* start *
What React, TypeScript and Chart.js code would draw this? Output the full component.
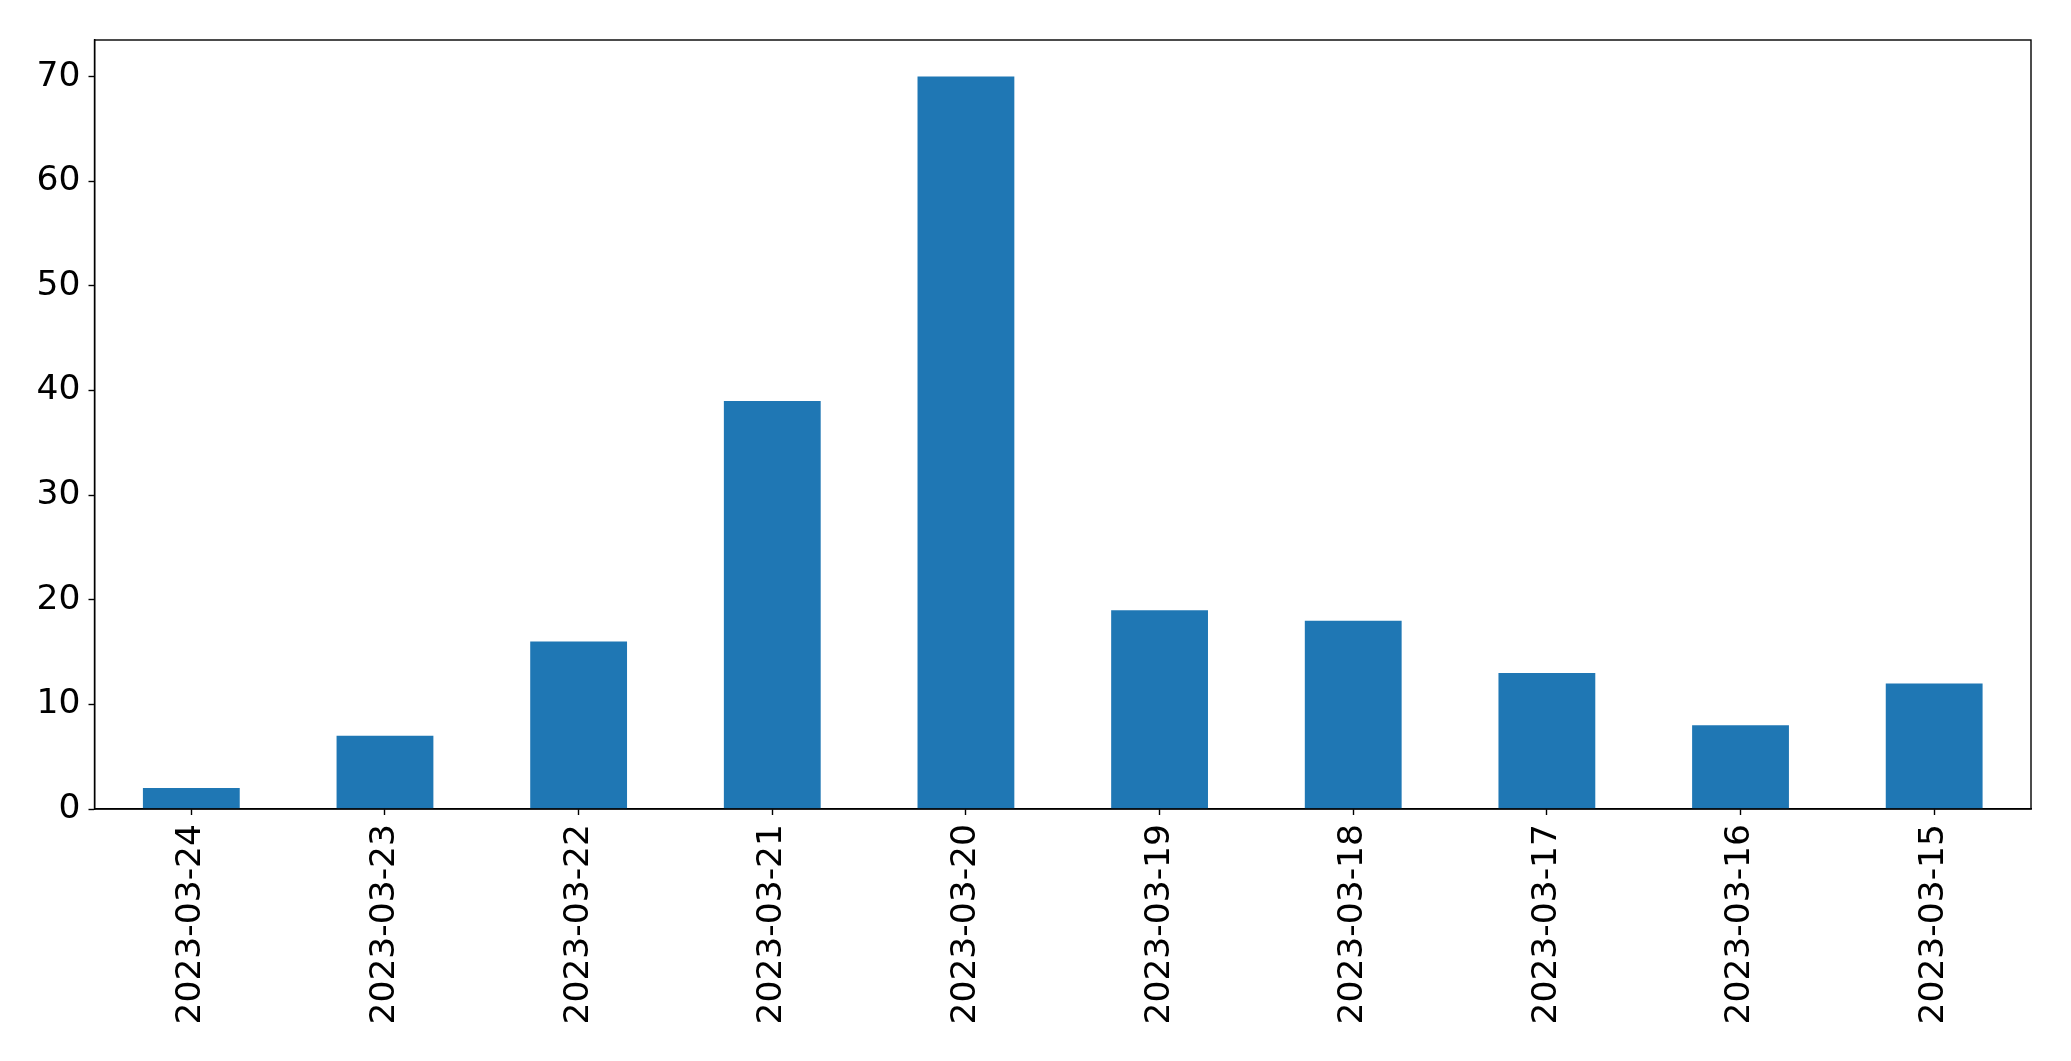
* end *
* start *
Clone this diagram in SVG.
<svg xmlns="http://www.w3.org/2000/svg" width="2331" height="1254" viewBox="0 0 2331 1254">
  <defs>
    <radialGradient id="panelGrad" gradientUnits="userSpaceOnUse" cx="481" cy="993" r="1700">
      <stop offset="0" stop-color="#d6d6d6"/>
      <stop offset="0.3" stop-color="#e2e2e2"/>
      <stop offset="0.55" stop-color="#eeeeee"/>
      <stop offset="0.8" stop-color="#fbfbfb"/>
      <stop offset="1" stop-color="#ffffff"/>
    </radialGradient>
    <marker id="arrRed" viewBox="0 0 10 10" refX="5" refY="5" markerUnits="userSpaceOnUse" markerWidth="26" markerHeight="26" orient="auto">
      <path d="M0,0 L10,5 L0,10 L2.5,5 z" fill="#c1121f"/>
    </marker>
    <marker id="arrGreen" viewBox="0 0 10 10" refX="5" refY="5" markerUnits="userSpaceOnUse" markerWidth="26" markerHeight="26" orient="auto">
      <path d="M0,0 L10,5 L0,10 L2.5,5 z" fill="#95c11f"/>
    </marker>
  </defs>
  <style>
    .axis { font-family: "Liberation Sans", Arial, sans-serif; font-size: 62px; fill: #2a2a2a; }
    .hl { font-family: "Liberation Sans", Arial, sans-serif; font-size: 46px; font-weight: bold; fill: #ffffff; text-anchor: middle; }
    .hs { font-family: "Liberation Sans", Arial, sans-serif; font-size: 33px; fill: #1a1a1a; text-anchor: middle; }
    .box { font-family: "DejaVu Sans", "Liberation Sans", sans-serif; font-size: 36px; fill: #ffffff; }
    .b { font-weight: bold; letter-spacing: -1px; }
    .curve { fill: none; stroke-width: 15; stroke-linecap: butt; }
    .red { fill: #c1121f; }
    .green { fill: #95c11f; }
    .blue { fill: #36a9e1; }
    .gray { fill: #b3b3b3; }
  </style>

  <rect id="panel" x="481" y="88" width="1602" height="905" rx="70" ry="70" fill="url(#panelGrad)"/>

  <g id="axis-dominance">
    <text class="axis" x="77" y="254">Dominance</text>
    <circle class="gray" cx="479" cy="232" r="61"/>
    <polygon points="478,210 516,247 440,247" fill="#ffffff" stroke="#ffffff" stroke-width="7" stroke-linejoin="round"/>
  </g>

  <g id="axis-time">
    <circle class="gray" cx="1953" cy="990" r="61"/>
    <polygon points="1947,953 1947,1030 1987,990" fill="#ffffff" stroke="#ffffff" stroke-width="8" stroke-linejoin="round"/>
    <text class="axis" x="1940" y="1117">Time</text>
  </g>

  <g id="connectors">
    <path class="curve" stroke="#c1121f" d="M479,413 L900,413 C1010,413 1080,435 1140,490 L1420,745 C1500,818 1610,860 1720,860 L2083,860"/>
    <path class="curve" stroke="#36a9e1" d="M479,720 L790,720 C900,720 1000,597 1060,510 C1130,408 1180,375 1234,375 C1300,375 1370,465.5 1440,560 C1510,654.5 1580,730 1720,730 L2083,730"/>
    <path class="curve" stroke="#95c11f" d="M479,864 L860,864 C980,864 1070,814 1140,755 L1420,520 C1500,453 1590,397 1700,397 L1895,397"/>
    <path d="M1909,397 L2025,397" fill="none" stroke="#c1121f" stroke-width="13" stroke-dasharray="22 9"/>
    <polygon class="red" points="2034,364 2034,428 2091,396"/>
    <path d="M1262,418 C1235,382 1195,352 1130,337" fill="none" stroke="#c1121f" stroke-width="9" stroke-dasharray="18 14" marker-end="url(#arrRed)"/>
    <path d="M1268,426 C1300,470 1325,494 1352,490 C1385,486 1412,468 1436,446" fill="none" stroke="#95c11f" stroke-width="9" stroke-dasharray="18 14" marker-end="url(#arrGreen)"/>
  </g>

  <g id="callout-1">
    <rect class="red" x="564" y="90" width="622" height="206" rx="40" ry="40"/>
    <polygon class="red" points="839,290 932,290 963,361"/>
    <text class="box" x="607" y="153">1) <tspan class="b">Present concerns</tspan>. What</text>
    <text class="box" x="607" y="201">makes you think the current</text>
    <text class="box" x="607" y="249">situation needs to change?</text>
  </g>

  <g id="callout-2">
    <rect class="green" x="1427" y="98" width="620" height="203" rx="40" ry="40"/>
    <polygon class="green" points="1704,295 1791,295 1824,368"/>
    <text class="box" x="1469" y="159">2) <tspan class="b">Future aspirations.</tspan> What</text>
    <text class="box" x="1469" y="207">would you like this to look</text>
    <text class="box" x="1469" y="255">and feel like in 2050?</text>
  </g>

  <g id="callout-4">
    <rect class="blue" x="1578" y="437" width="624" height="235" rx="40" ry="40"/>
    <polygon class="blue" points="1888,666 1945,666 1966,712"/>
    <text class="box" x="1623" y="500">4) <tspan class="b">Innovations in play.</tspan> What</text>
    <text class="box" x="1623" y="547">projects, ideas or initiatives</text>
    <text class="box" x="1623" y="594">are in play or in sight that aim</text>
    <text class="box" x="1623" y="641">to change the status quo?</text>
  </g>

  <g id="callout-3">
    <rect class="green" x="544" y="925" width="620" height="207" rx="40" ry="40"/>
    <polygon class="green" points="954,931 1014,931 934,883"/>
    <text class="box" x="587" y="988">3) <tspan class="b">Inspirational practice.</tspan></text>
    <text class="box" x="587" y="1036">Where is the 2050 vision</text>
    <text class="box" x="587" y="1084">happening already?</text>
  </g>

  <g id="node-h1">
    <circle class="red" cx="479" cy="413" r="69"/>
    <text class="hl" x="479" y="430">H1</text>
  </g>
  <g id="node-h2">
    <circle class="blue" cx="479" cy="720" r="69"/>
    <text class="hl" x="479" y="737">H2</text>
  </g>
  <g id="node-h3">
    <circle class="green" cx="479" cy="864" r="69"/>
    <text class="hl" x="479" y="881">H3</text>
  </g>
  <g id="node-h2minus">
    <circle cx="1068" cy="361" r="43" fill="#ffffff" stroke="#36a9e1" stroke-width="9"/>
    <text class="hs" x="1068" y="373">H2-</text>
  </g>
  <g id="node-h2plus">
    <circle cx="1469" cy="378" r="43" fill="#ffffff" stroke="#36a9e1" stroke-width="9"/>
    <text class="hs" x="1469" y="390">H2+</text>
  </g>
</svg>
* end *
* start *
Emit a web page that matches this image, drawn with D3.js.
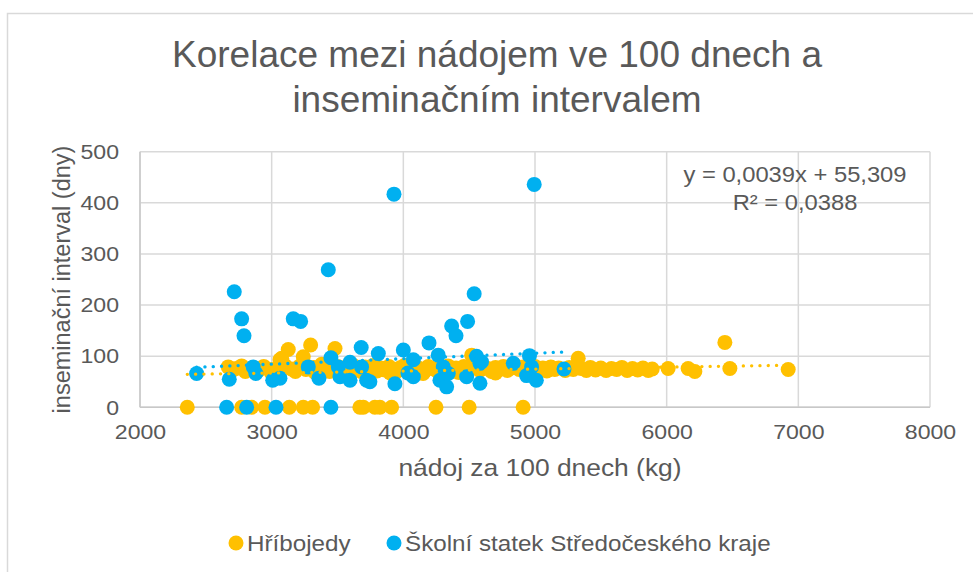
* end *
Count how many lines of the material hold the string "What". Give the number and nothing more.

## Solution below
4